Another quarter of negative year-over-year earnings growth would push the streak to six, which is one more than what Wall Street experienced when the tech bubble burst. With this backdrop, it may hard to believe that financials would see gains compared to a year ago, considering the credit crisis that has persisted through the current quarter. But there are a few explanations for what could be growth from a year ago.

Low Bar to Clear

For one, Butters points out that the fourth quarter of 2007 was one of the worst on record as year-over-year profit growth for all S&P 500 companies fell a whopping 25.1%. Observers are skeptical about how meaningful profit growth in fourth-quarter earnings will actually be. Even the slightest improvement will appear strong when compared to those results.

"It's not that financials are expected to do that well," Butters said. "The easy comparisons are helping the financial sector this quarter."

Looking back at the performance some of the financial components of the S&P 500 in the fourth quarter of 2007, it's hard not to expect that some of these companies will perform better than they did a year ago.

  • AIG (AIG) - Get Report was expected to post a fourth-quarter profit of 60 cents a share in 2007 but instead reported a loss of $1.25 a share due largely to a raft of writedowns on mortgage-related investments. On average, the troubled company is expected to report a loss of only 4 cents a share this quarter.
  • E*Trade Financial (ETFC) - Get Report saw a quarterly loss of $3.98 a share, greater than expectations for a loss of $2.90 a share. E*Trade should report a loss of 23 cents a share in the fourth quarter, according to a poll of analysts by Thomson Reuters.
  • SLM (SLM) - Get Report recorded an adjusted loss of 36 cents a share compared with expectations of a profit of 55 cents a share. Sallie Mae is expected to report a profit of 27 cents a share when it next reports quarterly results.
  • Merrill Lynch (MER) saw a fourth-quarter loss of $12.57 a share in 2007, with analysts expecting the company to lose $4.93 a share. That loss should shrink dramatically to 5 cents a share in the fourth quarter, according to a poll of analysts by Thomson Reuters.
  • Citigroup (C) - Get Report surprised analysts a year ago when it notched a loss of $1.99 a share, nearly doubling the average analyst estimate for a loss. Citigroup should post a fourth-quarter loss of 64 cents a share.
  • Morgan Stanley (MS) - Get Report was expected to report a loss of 39 cents a share but ended up losing $3.61 a share in the quarter. This quarter, Morgan should report a loss of 37 cents a share, according to Thomson Reuters.

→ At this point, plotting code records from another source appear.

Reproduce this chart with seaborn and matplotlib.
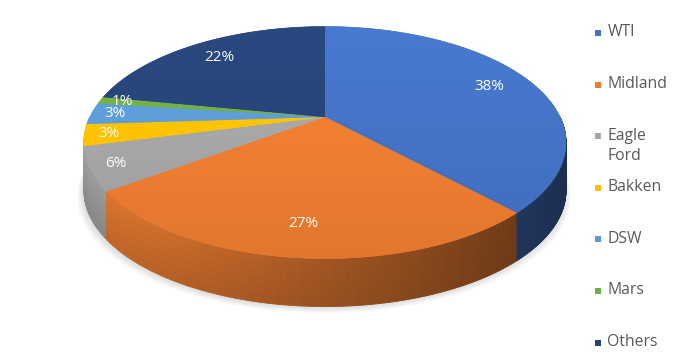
import numpy as np
import matplotlib
matplotlib.use("Agg")
import matplotlib.pyplot as plt
import seaborn as sns
from matplotlib.colors import to_rgb
from matplotlib.collections import PolyCollection
from matplotlib.patches import Polygon

# ---- data ----
categories = ["WTI", "Midland", "Eagle\nFord", "Bakken", "DSW", "Mars", "Others"]
shares = [38, 27, 6, 3, 3, 1, 22]
colors = ["#4472C4", "#ED7D31", "#A5A5A5", "#FFC000", "#5B9BD5", "#70AD47", "#264478"]

sns.set_theme(style="white")
plt.rcParams['font.family'] = ['Open Sans', 'DejaVu Sans']

fig = plt.figure(figsize=(6.8, 3.59), dpi=100)
ax = fig.add_axes([0, 0, 1, 1])
ax.set_xlim(0, 680)
ax.set_ylim(359, 0)
ax.axis('off')

# ---- geometry of the tilted (perspective) disc ----
CX, VY = 325, 117
RX, RY = 241, 116
K = 0.22
DEPTH = 48


def proj(theta_deg, r=1.0):
    t = np.radians(theta_deg)
    u = r * np.cos(t)
    w = r * np.sin(t)
    den = 1 + K * w
    X = u / den * RX * np.sqrt(1 - K ** 2)
    Y = w / den * RY * (1 - K ** 2)
    return CX + X, VY - Y


fracs = np.array(shares, dtype=float) / np.sum(shares)
bounds = 90 - 360 * np.concatenate([[0], np.cumsum(fracs)])

# ---- soft shadow ----
th = np.linspace(-185, 5, 200)
sx, sy = proj(th)
for s in range(7):
    grow = 1 + 0.004 * s
    px = CX + (sx - CX) * grow - 1
    py = sy + DEPTH + 1 + s * 0.9
    ax.fill(np.concatenate([px, [px[-1], px[0]]]),
            np.concatenate([py, [VY + 40, VY + 40]]),
            color="#8a8a8a", alpha=0.045, lw=0, zorder=1)

# ---- side wall ----
step = 0.5
thetas = np.arange(-180, 0, step)
xl, _ = proj(-167.3)
xr, _ = proj(-12.7)
NV = 6
quads, qcols, keys = [], [], []
for a in thetas:
    b = a + step
    mid = (a + b) / 2
    idx = int(np.searchsorted(-bounds, -mid) - 1)
    idx = min(max(idx, 0), len(shares) - 1)
    x1, y1 = proj(a)
    x2, y2 = proj(b)
    frac = np.clip(((x1 + x2) / 2 - xl) / (xr - xl), 0, 1)
    fh = 0.96 - 0.55 * frac
    base = np.array(to_rgb(colors[idx]))
    for v in range(NV):
        d0 = DEPTH * v / NV
        d1 = DEPTH * (v + 1) / NV
        fv = 1 - 0.14 * (v + 0.5) / NV * (1 - frac)
        c = tuple(np.clip(base * fh * fv, 0, 1))
        quads.append([(x1, y1 + d0), (x2, y2 + d0), (x2, y2 + d1), (x1, y1 + d1)])
        qcols.append(c)
        keys.append(np.sin(np.radians(mid)))
order = np.argsort(-np.array(keys), kind="stable")
pc = PolyCollection([quads[i] for i in order],
                    facecolors=[qcols[i] for i in order],
                    edgecolors=[qcols[i] for i in order], linewidths=0.6, zorder=2)
ax.add_collection(pc)

# ---- top face with gentle vertical gradient ----
yy = np.linspace(0, 359, 360)[:, None]
grad = 1.07 - 0.12 * np.clip((yy - 26) / 232, 0, 1)
for i in range(len(shares)):
    t = np.linspace(bounds[i], bounds[i + 1], 200)
    ex, ey = proj(t)
    verts = np.column_stack([np.concatenate([[CX], ex]), np.concatenate([[VY], ey])])
    poly = Polygon(verts, closed=True, facecolor=colors[i], edgecolor=colors[i],
                   lw=0.4, zorder=3)
    ax.add_patch(poly)
    base = np.array(to_rgb(colors[i]))
    img = np.clip(grad[:, :, None] * base[None, None, :], 0, 1) * np.ones((1, 2, 1))
    im = ax.imshow(img, extent=(0, 680, 359, 0), aspect="auto", zorder=3.5,
                   interpolation="bilinear")
    im.set_clip_path(poly)

# ---- percentage labels ----
for i in range(len(shares)):
    mid = (bounds[i] + bounds[i + 1]) / 2
    r = 0.8 if shares[i] >= 10 else 0.9
    lx, ly = proj(mid, r)
    ax.text(lx, ly, f"{shares[i]}%", color="white", fontsize=11,
            ha="center", va="center", zorder=5)

# ---- legend ----
for i, cat in enumerate(categories):
    y = 33 + i * 51.6
    ax.scatter([598], [y], marker="s", s=24, color=colors[i], lw=0, zorder=5)
    ax.text(607.5, y - 8.5, cat, color="#595959", fontsize=11.3, ha="left", va="top",
            linespacing=1.35, zorder=5)

ax.set_xlim(0, 680)
ax.set_ylim(359, 0)
fig.savefig("out.png", dpi=100, facecolor="white")
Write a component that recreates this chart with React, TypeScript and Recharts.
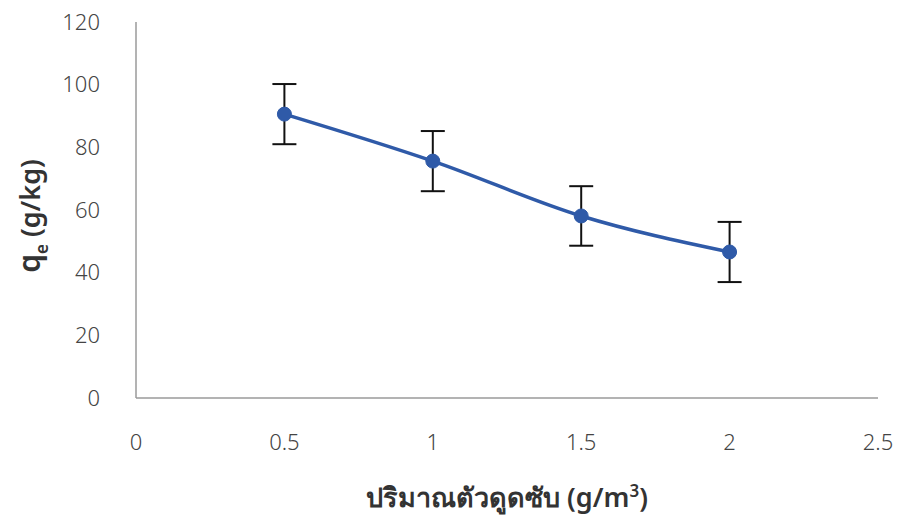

Another source of hope that financials will show an overall profit is that the Thomson Reuters growth rates are based on the current constituents of the S&P 500 and do not bring into account companies that have been removed from the index over the past year. In other words, a more favorable apples-to-apples model is computed by Thomson Reuters, which makes the year-over-year comparisons more meaningful.

The S&P 500 no longer includes

Lehman Brothers


Washington Mutual


Countrywide Financial


Freddie Mac



Fannie Mae



Ambac Financial



Bear Stearns


Commerce Bancorp

, all of which were purged from the index in the last year. As these companies were included in data from the fourth quarter of 2007, an analysis comparing their performance against how current constituents performed this quarter would undoubtedly look much different.

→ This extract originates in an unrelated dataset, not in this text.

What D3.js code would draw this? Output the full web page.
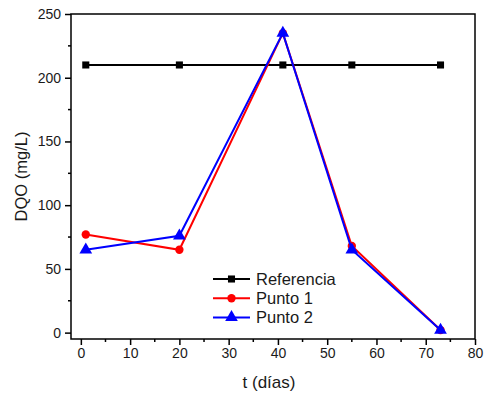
<!DOCTYPE html>
<html>
<head>
<meta charset="utf-8">
<script src="https://cdn.jsdelivr.net/npm/d3@7"></script>
<style>
  html, body { margin: 0; padding: 0; background: #fff; }
  svg { display: block; font-family: Arial, "Liberation Sans", sans-serif; }
</style>
</head>
<body>
<svg id="chart" width="484" height="393"></svg>
<script>
// Sampling days and DQO measurements (mg/L)
const days = [1, 20, 41, 55, 73];
const referencia = [210, 210, 210, 210, 210];
const punto1 = [77, 65, 235, 68, 2];
const punto2 = [65, 76, 235, 65, 2];

const seriesNames = ["Referencia", "Punto 1", "Punto 2"];
const seriesColors = ["#000000", "#ff0000", "#0000ff"];
const seriesShapes = [d3.symbolSquare, d3.symbolCircle, d3.symbolTriangle];
const seriesSizes = [50, 55, 70];

const xTicks = [0, 10, 20, 30, 40, 50, 60, 70, 80];
const yTicks = [0, 50, 100, 150, 200, 250];

const svg = d3.select("#chart");
const plotLeft = 71, plotRight = 475, plotTop = 14, plotBottom = 339;

const x = d3.scaleLinear().domain([-2, 80]).range([plotLeft, plotRight]);
const y = d3.scaleLinear().domain([-5, 250]).range([plotBottom, plotTop]);

// Frame
svg.append("rect")
  .attr("x", plotLeft).attr("y", plotTop)
  .attr("width", plotRight - plotLeft).attr("height", plotBottom - plotTop)
  .attr("fill", "none").attr("stroke", "#000").attr("stroke-width", 1.5);

// Minor ticks
const xMinor = d3.range(5, 80, 10);
const yMinor = d3.range(25, 250, 50);

const xAxis = svg.append("g").attr("transform", `translate(0,${plotBottom})`)
  .call(d3.axisBottom(x).tickValues(xTicks).tickSize(6).tickPadding(3).tickFormat(d3.format("d")));
const yAxis = svg.append("g").attr("transform", `translate(${plotLeft},0)`)
  .call(d3.axisLeft(y).tickValues(yTicks).tickSize(6).tickPadding(4).tickFormat(d3.format("d")));

[xAxis, yAxis].forEach(g => {
  g.select(".domain").remove();
  g.selectAll("line").attr("stroke", "#000").attr("stroke-width", 1.5);
  g.selectAll("text").attr("font-size", 14).attr("fill", "#1a1a1a")
    .attr("font-family", "Arial, 'Liberation Sans', sans-serif");
});

svg.append("g").selectAll("line").data(xMinor).join("line")
  .attr("x1", d => x(d)).attr("x2", d => x(d))
  .attr("y1", plotBottom).attr("y2", plotBottom + 3)
  .attr("stroke", "#000").attr("stroke-width", 1.5);
svg.append("g").selectAll("line").data(yMinor).join("line")
  .attr("x1", plotLeft - 3).attr("x2", plotLeft)
  .attr("y1", d => y(d)).attr("y2", d => y(d))
  .attr("stroke", "#000").attr("stroke-width", 1.5);

// Axis titles
svg.append("text")
  .attr("x", (plotLeft + plotRight) / 2 - 4).attr("y", 388)
  .attr("text-anchor", "middle").attr("font-size", 17).attr("fill", "#1a1a1a")
  .text("t (días)");
svg.append("text")
  .attr("transform", `translate(27,${(plotTop + plotBottom) / 2}) rotate(-90)`)
  .attr("text-anchor", "middle").attr("font-size", 16.5).attr("fill", "#1a1a1a")
  .text("DQO (mg/L)");

// Series
const allSeries = [referencia, punto1, punto2];
const line = d3.line().x(d => x(d[0])).y(d => y(d[1]));

allSeries.forEach((vals, i) => {
  const pts = days.map((d, j) => [d, vals[j]]);
  const g = svg.append("g");
  g.append("path").datum(pts)
    .attr("d", line).attr("fill", "none")
    .attr("stroke", seriesColors[i]).attr("stroke-width", 2);
  g.selectAll("path.m").data(pts).join("path").attr("class", "m")
    .attr("transform", d => `translate(${x(d[0])},${y(d[1])})`)
    .attr("d", d3.symbol().type(seriesShapes[i]).size(seriesSizes[i]))
    .attr("fill", seriesColors[i]);
});

// Legend
const legend = svg.append("g");
seriesNames.forEach((name, i) => {
  const ly = 279 + i * 19.2;
  legend.append("line")
    .attr("x1", 213).attr("x2", 250).attr("y1", ly).attr("y2", ly)
    .attr("stroke", seriesColors[i]).attr("stroke-width", 2);
  legend.append("path")
    .attr("transform", `translate(231.5,${ly})`)
    .attr("d", d3.symbol().type(seriesShapes[i]).size(seriesSizes[i]))
    .attr("fill", seriesColors[i]);
  legend.append("text")
    .attr("x", 256).attr("y", ly + 6)
    .attr("font-size", 16.5).attr("fill", "#1a1a1a")
    .text(name);
});
</script>
</body>
</html>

"We use current constituents and rebuild year-ago earnings to build growth rates," Butters said. "That 7.3% number represents the growth of the current 500 constituents with what those same 500 companies earned a year ago. The same is true with the $12.4 billion growth for financials versus the loss of $15 billion a year ago."

Too Hard to Handicap?

Not all market watchers are buying into those analyst estimates, and some still insist that forecasts need to be torn down. Robert Pavlik, chief investment officer with Oaktree Asset Management, argues that it's far too optimistic to expect financials to lead the way in the fourth quarter.

"You have to think back to what happened to the financial sector in the fourth quarter," Pavlik said. "Since Oct. 1, very few banks have been making loans and there is very little underwriting going on. I'm wondering where the revenue is being generated from."

Paul Nolte, director of investments with Hinsdale Associates, argues that from an earnings perspective, it's extremely hard to handicap the value of the financials due to limited visibility and too many variables.

"It's as hard to handicap the financials as it was to handicap the technology stocks in 2002," Nolte said. "Companies are so damaged that if one has positive earnings, you don't know what it means. How was it generated? How much is owed to the government? From that perspective, it's hard to make an apples-to-apples perspective. Honestly, I have to throw up my hands because it's not going to have a good comparison to anything else."